How to Break the Early Plateau in Environmental Design

The early phase of environmental design is exciting, but progress usually stalls shortly after it. In the first rush of initial sketches, almost everything seems new because you’re still learning to see spaces anew. But after some time, you start to notice the same issues repeating. The layouts feel static, the color selection feels arbitrary, and every board looks the same. A plateau is not necessarily a sign that you’ve stopped improving. It’s more likely a sign that your eye has outpaced your process. You can now see flaws you couldn’t see before, but you haven’t yet built a dependable technique for solving them.

One of the reasons for this plateau is a tendency to repeat learned techniques without rigorously testing them. A soothing pastel palette, one hanging light, one statement chair, one accent wall, and every space starts to have the same signature. To overcome this, choose a single space and fully develop three separate concepts for it before deciding on a final direction. The purpose of the space remains the same, but the visual thesis changes with each iteration. One iteration might feel serene and minimal, another iteration cozy and maximal, another iteration graphic and sculptural. This exercise compels you to explore a range, rather than to decorate from muscle memory. It also helps you to see that concept must always precede decoration.

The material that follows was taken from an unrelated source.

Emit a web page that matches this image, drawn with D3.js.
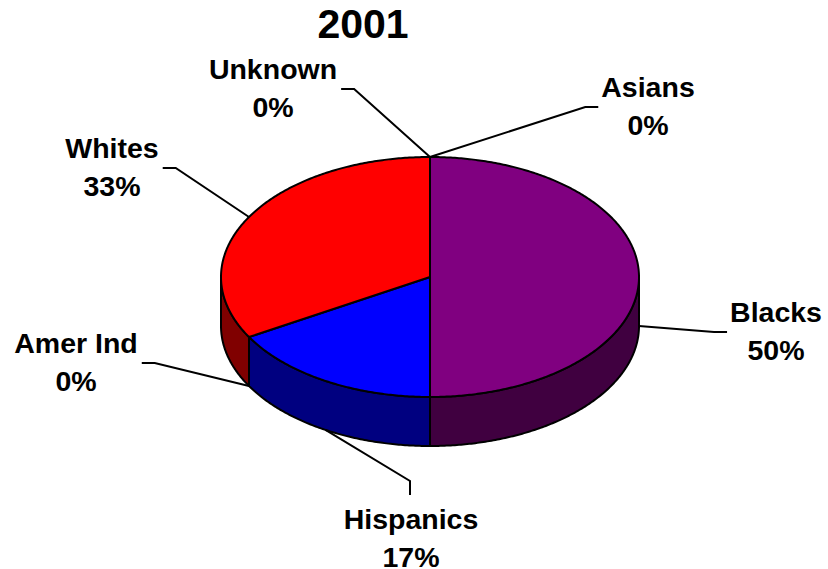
<!DOCTYPE html>
<html>
<head>
<meta charset="utf-8">
<script src="https://cdn.jsdelivr.net/npm/d3@7"></script>
<style>
  body { margin: 0; background: #fff; }
  text { font-family: Arial, "Liberation Sans", Helvetica, sans-serif; font-weight: bold; fill: #000; }
</style>
</head>
<body>
<svg id="chart" width="828" height="569"></svg>
<script>
// ---- data ----
const title = "2001";
const categories = ["Asians", "Blacks", "Hispanics", "Amer Ind", "Whites", "Unknown"];
const values = [0, 3, 1, 0, 2, 0];
const colors = ["#00ff00", "#800080", "#0000ff", "#ffff00", "#ff0000", "#00ffff"];

// ---- layout ----
const W = 828, H = 569;
const cx = 430, cy = 277, rx = 209, ry = 120, depth = 49;
const lineGap = 38;
// label block centre and which side of the text the leader line meets
const labelLayout = {
  "Asians":    { x: 648, y: 107, side: "left" },
  "Blacks":    { x: 776, y: 332, side: "left" },
  "Hispanics": { x: 411, y: 539, side: "top" },
  "Amer Ind":  { x: 76,  y: 363, side: "right" },
  "Whites":    { x: 112, y: 168, side: "right" },
  "Unknown":   { x: 273, y: 89,  side: "right" }
};

const svg = d3.select("#chart");
const total = d3.sum(values);
const pct = d3.format(".0%");

const rows = categories.map((c, i) => ({ name: c, value: values[i], color: colors[i] }));
const arcs = d3.pie().value(d => d.value).sort(null)
  .startAngle(0).endAngle(2 * Math.PI)(rows);

// point on the ellipse at angle a (clockwise from 12 o'clock)
const pt = (a, dy = 0) => [cx + rx * Math.sin(a), cy - ry * Math.cos(a) + dy];
const samples = (a0, a1) => {
  const n = Math.max(2, Math.ceil((a1 - a0) / 0.01));
  return d3.range(n + 1).map(i => a0 + (a1 - a0) * i / n);
};
const line = d3.line().curve(d3.curveLinearClosed);
const darken = c => { const r = d3.rgb(c); return d3.rgb(r.r / 2, r.g / 2, r.b / 2).formatHex(); };

// outer walls (only the front half is visible)
const walls = arcs.filter(d => d.value > 0).map(d => {
  const lo = Math.max(d.startAngle, Math.PI / 2);
  const hi = Math.min(d.endAngle, 3 * Math.PI / 2);
  return { d, lo, hi };
}).filter(w => w.hi > w.lo);

svg.append("g").selectAll("path").data(walls).join("path")
  .attr("d", w => {
    const a = samples(w.lo, w.hi);
    return line(a.map(t => pt(t)).concat(a.slice().reverse().map(t => pt(t, depth))));
  })
  .attr("fill", w => darken(w.d.data.color))
  .attr("stroke", "#000").attr("stroke-width", 2).attr("stroke-linejoin", "round");

// top faces
svg.append("g").selectAll("path").data(arcs.filter(d => d.value > 0)).join("path")
  .attr("d", d => line([[cx, cy]].concat(samples(d.startAngle, d.endAngle).map(t => pt(t)))))
  .attr("fill", d => d.data.color)
  .attr("stroke", "#000").attr("stroke-width", 2).attr("stroke-linejoin", "round");

// title
svg.append("text").attr("x", 363).attr("y", 38).attr("text-anchor", "middle")
  .style("font-size", "41px").text(title);

// labels with leader lines
const labels = svg.append("g");
const leaders = svg.append("g");
arcs.forEach(d => {
  const L = labelLayout[d.data.name];
  const t = labels.append("text").attr("text-anchor", "middle").style("font-size", "28.5px");
  t.append("tspan").attr("x", L.x).attr("y", L.y - 10).text(d.data.name);
  t.append("tspan").attr("x", L.x).attr("y", L.y - 10 + lineGap).text(pct(d.value / total));
  const bb = t.node().getBBox();

  const a = (d.startAngle + d.endAngle) / 2;
  const anchor = pt(a, Math.cos(a) < 0.01 ? depth : 0);
  let end, elbow;
  if (L.side === "left") { end = [bb.x - 3, L.y]; elbow = [end[0] - 13, L.y]; }
  else if (L.side === "right") { end = [bb.x + bb.width + 4, L.y]; elbow = [end[0] + 13, L.y]; }
  else { end = [L.x - 1, L.y - 31 - 13]; elbow = [end[0], end[1] - 14]; }
  leaders.append("path")
    .attr("d", d3.line()([anchor, elbow, end]))
    .attr("fill", "none").attr("stroke", "#000").attr("stroke-width", 2);
});
</script>
</body>
</html>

A frequent error during a plateau is to simply collect more references without deep observation. It feels like forward motion, but in reality, it often results in visual overload. Rather than saving twenty images, save two, then compare them minutely. Look at the ceiling height, the use of negative space, the interplay between large and small, and the way that different materials affect the atmosphere of a space. Then close the images and sketch the overall structure of each space from memory. Not the specific furniture, but the overall gestalt. This will show you what you actually retain. If the sketch falls apart, that’s okay. It will show you where your attention was superficial.

In a plateau, a basic regimen can help. Rather than trying to complete a full concept, give yourself just fifteen minutes to make one directed fix. Spend a few minutes looking over an old sketch to identify the weakest link, then spend a few minutes redrawing just that section with a specific intention in mind: for instance, to better articulate the circulation path between objects, or to strengthen the focal point. Spend your final few minutes jotting one sentence about what you changed and why it functions better. Self-critique feels inconsequential, but it translates amorphous discontent into a clear design decision that you can recall later.

When you feel stalled, try not to jump ship too quickly. Instead, linger a bit longer on the space, but define the problem more narrowly. If the space feels bare, the problem may not be a lack of ideas, but a problem of scale. If the space feels cluttered, the problem may not be a lack of ideas, but a lack of hierarchy. Often, the strongest solution emerges not from starting over with another moodboard, but from identifying the specific flaw and addressing it directly. Environmental design evolves through these incremental edits, wherein a single proportion or a single spatial relationship or a single contrast of texture brings the whole into harmony.

Ultimately, plateaus are only a problem if you fail to recognize them as gauges of your current ability. They reveal places where your taste is outpacing your technique. Once you begin to methodically address one design issue at a time, the design process feels less mystical and the next period of growth begins to feel more immediately achievable.